In America, Christianity can look a lot like our government when it comes to words. George Bush, echoing the sentiment of almost every politician since this country's conception, once said, "This ideal of America is the hope of all mankind…. That hope still lights our way. And the light shines in the darkness. And the darkness has not overcome it." John's gospel is quickly overshadowed by the drumbeats of empire and power. Thank God, when the words fade away and we look at the sacraments of the Church and America, they begin to look different (hopefully). How ironic it is that the churches that try to shape the tenets of American politics with words let the practice of the sacraments become a sideshow or burden to their churches, practicing them monthly or yearly---the sacraments take up the much needed time to spew more polemics onto the congregation.

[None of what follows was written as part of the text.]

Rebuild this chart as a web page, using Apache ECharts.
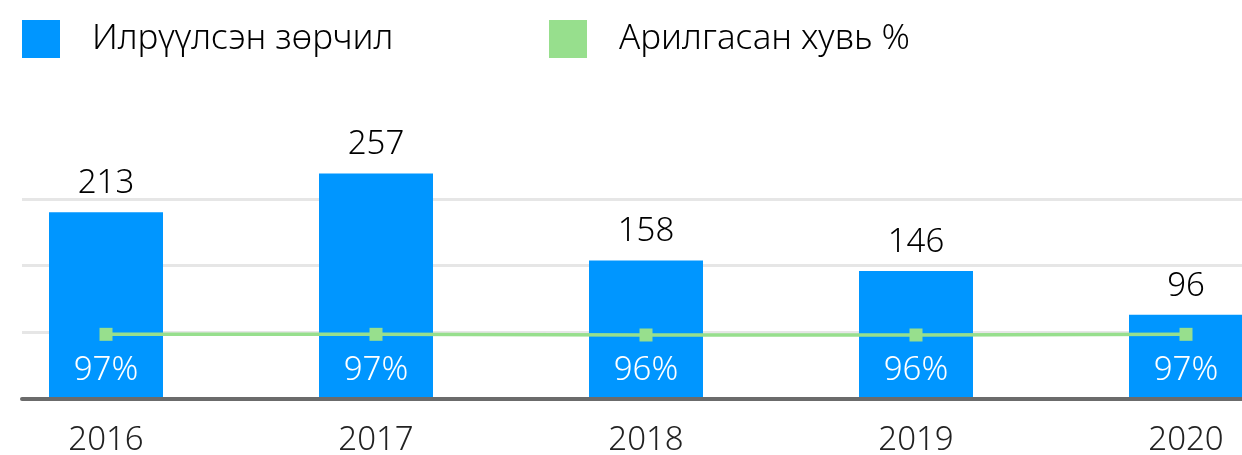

May we be a church that stands in awe, speechless before Christ, the Logos, the Word, and live in service to him.
Okay, amen right back at you.
Okay, amen right back at you. Nicely said. It's ironic that we are one of the religions of The Word, but we can never remember what that means. We don't remember John 1. We're always gravitating toward the lower case letters. In the presence of Sin, we want to talk about sins. In the presence of The Word, we talk about words. And, I suppose, faced with God, we prefer to serve gods.